— START —

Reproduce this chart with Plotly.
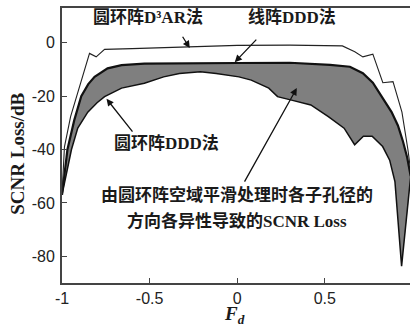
import plotly.graph_objects as go

# ---- data ----
fd_d3ar = [-1, -0.986, -0.951, -0.923, -0.843, -0.805, -0.757, -0.6, -0.3, 0, 0.3, 0.6, 0.671, 0.717, 0.774, 0.831, 0.889, 0.94, 0.974, 0.99]
loss_d3ar = [-57, -39, -27.7, -21.5, -4, -5.3, -2.5, -2.2, -1.6, -1.0, -0.9, -1.2, -3.4, -5.3, -4.3, -15, -14.6, -26, -40, -48]

fd_lin = [-1, -0.985, -0.969, -0.93, -0.89, -0.85, -0.814, -0.74, -0.66, -0.53, -0.3, 0, 0.3, 0.53, 0.643, 0.717, 0.774, 0.831, 0.881, 0.917, 0.946, 0.97, 0.99]
loss_lin = [-57, -48, -40, -29, -20, -15.5, -12.8, -9.6, -8.4, -7.8, -7.8, -7.6, -7.5, -8.3, -9, -11.4, -15, -20.7, -26, -31, -37, -43, -50]

fd_circ = [-1, -0.97, -0.946, -0.91, -0.853, -0.8, -0.757, -0.66, -0.53, -0.42, -0.33, -0.21, -0.12, 0.01, 0.08, 0.18, 0.23, 0.31, 0.42, 0.52, 0.61, 0.67, 0.72, 0.77, 0.83, 0.87, 0.9, 0.938, 0.957, 0.974, 0.99]
loss_circ = [-57, -48, -40, -32, -26, -22.5, -20.2, -17, -15.2, -12.8, -11.5, -10.9, -11.5, -12.8, -14, -17, -20.2, -21.5, -23.3, -27.7, -32, -38.2, -35, -35, -38.9, -44, -52, -83.7, -72, -61.4, -50]

y_ticks = [0, -20, -40, -60, -80]
y_ticktext = ["0", "-20", "-40", "-60", "-80"]
x_ticks = [-1, -0.5, 0, 0.5, 1]
x_ticktext = ["-1", "-0.5", "0", "0.5", "1"]

LAT = "Liberation Serif, Noto Sans CJK SC, serif"

fig = go.Figure()

# gray region between linear DDD and circular DDD
fig.add_trace(go.Scatter(
    x=fd_lin + fd_circ[::-1], y=loss_lin + loss_circ[::-1],
    fill="toself", fillcolor="#7f7f7f", mode="lines",
    line=dict(width=0), hoverinfo="skip", showlegend=False))

fig.add_trace(go.Scatter(x=fd_circ, y=loss_circ, mode="lines",
                         line=dict(color="#111", width=1.5), showlegend=False))
fig.add_trace(go.Scatter(x=fd_lin, y=loss_lin, mode="lines",
                         line=dict(color="#111", width=2.2), showlegend=False))
fig.add_trace(go.Scatter(x=fd_d3ar, y=loss_d3ar, mode="lines",
                         line=dict(color="#222", width=1.1), showlegend=False))

txtfont = dict(family=LAT, size=17, color="#1a1a1a")
anns = [
    dict(x=-0.511, y=9.6, text="<b>圆环阵D³AR法</b>"),
    dict(x=0.311, y=9.6, text="<b>线阵DDD法</b>"),
    dict(x=-0.403, y=-37.6, text="<b>圆环阵DDD法</b>"),
    dict(x=0.0, y=-57.2, text="<b>由圆环阵空域平滑处理时各子孔径的</b>"),
    dict(x=0.0, y=-66.6, text="<b>方向各异性导致的SCNR Loss</b>"),
]
for a in anns:
    fig.add_annotation(xref="x", yref="y", showarrow=False, font=txtfont,
                       xanchor="center", yanchor="middle", **a)

arrows = [
    ((-0.271, -2.0), (-0.317, 2.8)),
    ((-0.014, -7.3), (0.117, 1.7)),
    ((-0.746, -21.0), (-0.591, -33.9)),
    ((0.34, -17.0), (0.037, -52.6)),
]
for (hx, hy), (tx, ty) in arrows:
    fig.add_annotation(x=hx, y=hy, ax=tx, ay=ty, xref="x", yref="y",
                       axref="x", ayref="y", text="", showarrow=True,
                       arrowhead=2, arrowsize=1.1, arrowwidth=1.3,
                       arrowcolor="#111")

# axis titles
fig.add_annotation(xref="paper", yref="paper", x=-0.1264, y=0.47,
                   text="<b>SCNR Loss/dB</b>", textangle=-90, showarrow=False,
                   font=dict(family="Liberation Serif", size=19, color="#1a1a1a"),
                   xanchor="center", yanchor="middle")
fig.add_annotation(xref="paper", yref="paper", x=0.497, y=-0.118,
                   text="<b><i>F</i></b><sub><b><i>d</i></b></sub>", showarrow=False,
                   font=dict(family="Liberation Serif", size=19, color="#1a1a1a"),
                   xanchor="center", yanchor="middle")

fig.update_layout(
    width=410, height=326,
    margin=dict(l=62, r=0, t=8, b=43),
    paper_bgcolor="white", plot_bgcolor="white",
    showlegend=False,
    xaxis=dict(range=[-1, 0.986], tickvals=x_ticks, ticktext=x_ticktext,
               ticks="inside", ticklen=5, tickwidth=1, tickcolor="#444",
               showline=True, linewidth=2, linecolor="#444", mirror=True,
               showgrid=False, zeroline=False,
               tickfont=dict(family="Liberation Sans", size=16, color="#222")),
    yaxis=dict(range=[-90, 13], tickvals=y_ticks, ticktext=y_ticktext,
               ticks="inside", ticklen=5, tickwidth=1, tickcolor="#444",
               showline=True, linewidth=2, linecolor="#444", mirror=False,
               showgrid=False, zeroline=False, ticklabelstandoff=2,
               tickfont=dict(family="Liberation Sans", size=16, color="#222")),
)

fig.write_html("out.html", config={"displayModeBar": False},
               post_script="document.body.style.margin='0px';document.body.style.overflow='hidden';")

— END —

#### WHAT TO WORK ON
Please extract exactly the lines of the data, from the first through the line containing "-72, -61.4, -50]", and add no pictures to the copy.

#### FINAL ANSWER
Reproduce this chart with Plotly.
import plotly.graph_objects as go

# ---- data ----
fd_d3ar = [-1, -0.986, -0.951, -0.923, -0.843, -0.805, -0.757, -0.6, -0.3, 0, 0.3, 0.6, 0.671, 0.717, 0.774, 0.831, 0.889, 0.94, 0.974, 0.99]
loss_d3ar = [-57, -39, -27.7, -21.5, -4, -5.3, -2.5, -2.2, -1.6, -1.0, -0.9, -1.2, -3.4, -5.3, -4.3, -15, -14.6, -26, -40, -48]

fd_lin = [-1, -0.985, -0.969, -0.93, -0.89, -0.85, -0.814, -0.74, -0.66, -0.53, -0.3, 0, 0.3, 0.53, 0.643, 0.717, 0.774, 0.831, 0.881, 0.917, 0.946, 0.97, 0.99]
loss_lin = [-57, -48, -40, -29, -20, -15.5, -12.8, -9.6, -8.4, -7.8, -7.8, -7.6, -7.5, -8.3, -9, -11.4, -15, -20.7, -26, -31, -37, -43, -50]

fd_circ = [-1, -0.97, -0.946, -0.91, -0.853, -0.8, -0.757, -0.66, -0.53, -0.42, -0.33, -0.21, -0.12, 0.01, 0.08, 0.18, 0.23, 0.31, 0.42, 0.52, 0.61, 0.67, 0.72, 0.77, 0.83, 0.87, 0.9, 0.938, 0.957, 0.974, 0.99]
loss_circ = [-57, -48, -40, -32, -26, -22.5, -20.2, -17, -15.2, -12.8, -11.5, -10.9, -11.5, -12.8, -14, -17, -20.2, -21.5, -23.3, -27.7, -32, -38.2, -35, -35, -38.9, -44, -52, -83.7, -72, -61.4, -50]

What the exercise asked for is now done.